STATED PROBLEM: Every line below should be copied exactly; drop the pictures.

***** RAW DATA *****

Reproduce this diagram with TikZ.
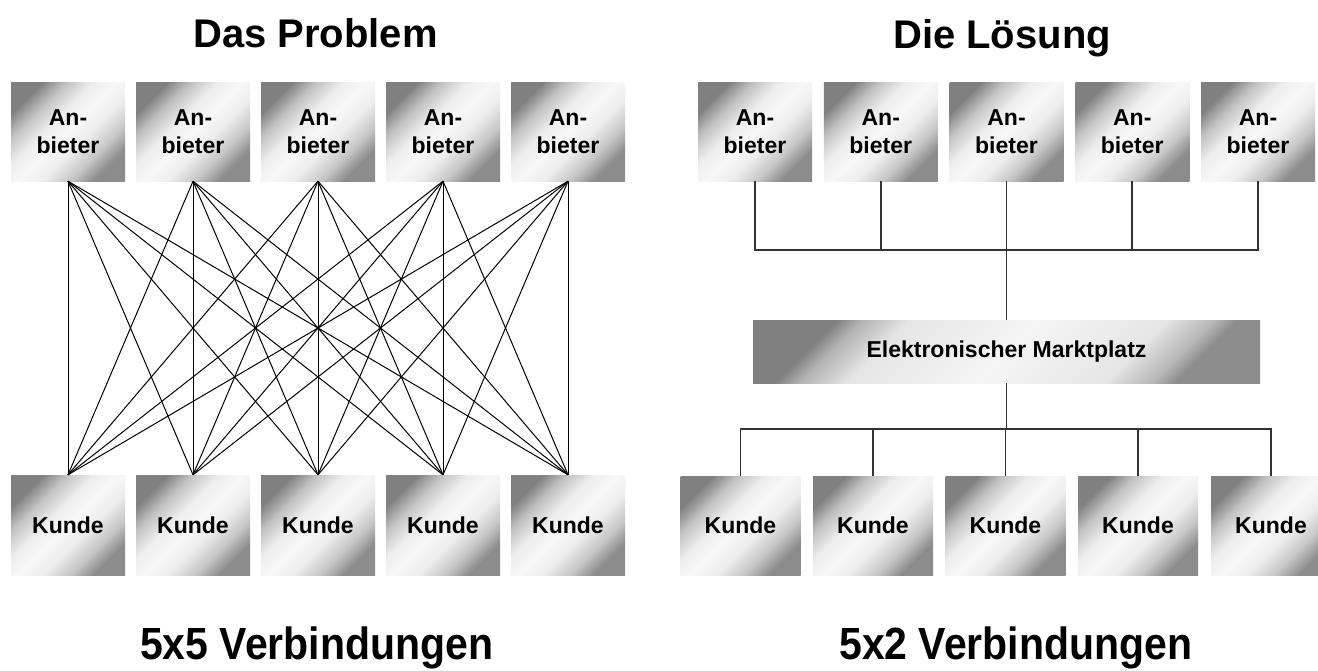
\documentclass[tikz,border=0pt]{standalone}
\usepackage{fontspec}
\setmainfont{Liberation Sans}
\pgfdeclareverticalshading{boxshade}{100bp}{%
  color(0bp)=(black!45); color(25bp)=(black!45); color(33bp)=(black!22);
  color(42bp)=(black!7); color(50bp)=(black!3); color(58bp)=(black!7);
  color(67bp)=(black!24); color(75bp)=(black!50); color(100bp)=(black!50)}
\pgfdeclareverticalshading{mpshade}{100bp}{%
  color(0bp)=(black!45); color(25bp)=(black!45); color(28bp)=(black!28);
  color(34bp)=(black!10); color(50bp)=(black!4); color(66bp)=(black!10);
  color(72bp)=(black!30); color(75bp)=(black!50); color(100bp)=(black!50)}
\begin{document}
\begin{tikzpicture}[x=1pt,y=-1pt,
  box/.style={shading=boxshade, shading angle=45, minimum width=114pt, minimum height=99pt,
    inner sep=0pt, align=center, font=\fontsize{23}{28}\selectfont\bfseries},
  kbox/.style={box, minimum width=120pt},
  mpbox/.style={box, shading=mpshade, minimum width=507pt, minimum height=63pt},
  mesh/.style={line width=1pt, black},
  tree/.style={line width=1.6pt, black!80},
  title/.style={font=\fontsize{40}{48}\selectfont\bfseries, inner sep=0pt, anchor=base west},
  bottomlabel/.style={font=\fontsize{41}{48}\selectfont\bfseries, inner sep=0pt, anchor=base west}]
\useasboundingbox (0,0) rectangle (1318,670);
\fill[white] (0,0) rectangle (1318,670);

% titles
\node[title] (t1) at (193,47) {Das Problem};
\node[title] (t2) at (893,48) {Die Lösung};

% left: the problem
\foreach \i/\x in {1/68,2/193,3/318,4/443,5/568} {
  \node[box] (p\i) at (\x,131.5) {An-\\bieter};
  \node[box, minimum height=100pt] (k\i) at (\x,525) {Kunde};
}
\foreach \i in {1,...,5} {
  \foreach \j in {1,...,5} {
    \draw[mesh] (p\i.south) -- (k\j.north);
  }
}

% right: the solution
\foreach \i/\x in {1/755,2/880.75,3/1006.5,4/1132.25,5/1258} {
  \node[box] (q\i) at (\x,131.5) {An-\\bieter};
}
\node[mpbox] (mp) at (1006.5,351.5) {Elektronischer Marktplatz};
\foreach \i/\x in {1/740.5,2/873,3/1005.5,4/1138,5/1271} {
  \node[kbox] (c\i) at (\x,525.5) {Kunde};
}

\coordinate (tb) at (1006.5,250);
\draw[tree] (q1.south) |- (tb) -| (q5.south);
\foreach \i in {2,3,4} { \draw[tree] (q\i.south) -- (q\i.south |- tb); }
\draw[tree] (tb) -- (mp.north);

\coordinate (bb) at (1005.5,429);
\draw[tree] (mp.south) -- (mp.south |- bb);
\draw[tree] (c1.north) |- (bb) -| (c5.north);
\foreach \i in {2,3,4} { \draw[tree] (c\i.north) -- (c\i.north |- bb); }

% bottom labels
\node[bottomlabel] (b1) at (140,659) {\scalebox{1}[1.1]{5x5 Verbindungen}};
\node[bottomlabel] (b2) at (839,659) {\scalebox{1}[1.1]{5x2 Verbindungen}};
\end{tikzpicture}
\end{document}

*****

RESULT:
Reproduce this diagram with TikZ.
\documentclass[tikz,border=0pt]{standalone}
\usepackage{fontspec}
\setmainfont{Liberation Sans}
\pgfdeclareverticalshading{boxshade}{100bp}{%
  color(0bp)=(black!45); color(25bp)=(black!45); color(33bp)=(black!22);
  color(42bp)=(black!7); color(50bp)=(black!3); color(58bp)=(black!7);
  color(67bp)=(black!24); color(75bp)=(black!50); color(100bp)=(black!50)}
\pgfdeclareverticalshading{mpshade}{100bp}{%
  color(0bp)=(black!45); color(25bp)=(black!45); color(28bp)=(black!28);
  color(34bp)=(black!10); color(50bp)=(black!4); color(66bp)=(black!10);
  color(72bp)=(black!30); color(75bp)=(black!50); color(100bp)=(black!50)}
\begin{document}
\begin{tikzpicture}[x=1pt,y=-1pt,
  box/.style={shading=boxshade, shading angle=45, minimum width=114pt, minimum height=99pt,
    inner sep=0pt, align=center, font=\fontsize{23}{28}\selectfont\bfseries},
  kbox/.style={box, minimum width=120pt},
  mpbox/.style={box, shading=mpshade, minimum width=507pt, minimum height=63pt},
  mesh/.style={line width=1pt, black},
  tree/.style={line width=1.6pt, black!80},
  title/.style={font=\fontsize{40}{48}\selectfont\bfseries, inner sep=0pt, anchor=base west},
  bottomlabel/.style={font=\fontsize{41}{48}\selectfont\bfseries, inner sep=0pt, anchor=base west}]
\useasboundingbox (0,0) rectangle (1318,670);
\fill[white] (0,0) rectangle (1318,670);

% titles
\node[title] (t1) at (193,47) {Das Problem};
\node[title] (t2) at (893,48) {Die Lösung};

% left: the problem
\foreach \i/\x in {1/68,2/193,3/318,4/443,5/568} {
  \node[box] (p\i) at (\x,131.5) {An-\\bieter};
  \node[box, minimum height=100pt] (k\i) at (\x,525) {Kunde};
}
\foreach \i in {1,...,5} {
  \foreach \j in {1,...,5} {
    \draw[mesh] (p\i.south) -- (k\j.north);
  }
}

% right: the solution
\foreach \i/\x in {1/755,2/880.75,3/1006.5,4/1132.25,5/1258} {
  \node[box] (q\i) at (\x,131.5) {An-\\bieter};
}
\node[mpbox] (mp) at (1006.5,351.5) {Elektronischer Marktplatz};
\foreach \i/\x in {1/740.5,2/873,3/1005.5,4/1138,5/1271} {
  \node[kbox] (c\i) at (\x,525.5) {Kunde};
}

\coordinate (tb) at (1006.5,250);
\draw[tree] (q1.south) |- (tb) -| (q5.south);
\foreach \i in {2,3,4} { \draw[tree] (q\i.south) -- (q\i.south |- tb); }
\draw[tree] (tb) -- (mp.north);

\coordinate (bb) at (1005.5,429);
\draw[tree] (mp.south) -- (mp.south |- bb);
\draw[tree] (c1.north) |- (bb) -| (c5.north);
\foreach \i in {2,3,4} { \draw[tree] (c\i.north) -- (c\i.north |- bb); }

% bottom labels
\node[bottomlabel] (b1) at (140,659) {\scalebox{1}[1.1]{5x5 Verbindungen}};
\node[bottomlabel] (b2) at (839,659) {\scalebox{1}[1.1]{5x2 Verbindungen}};
\end{tikzpicture}
\end{document}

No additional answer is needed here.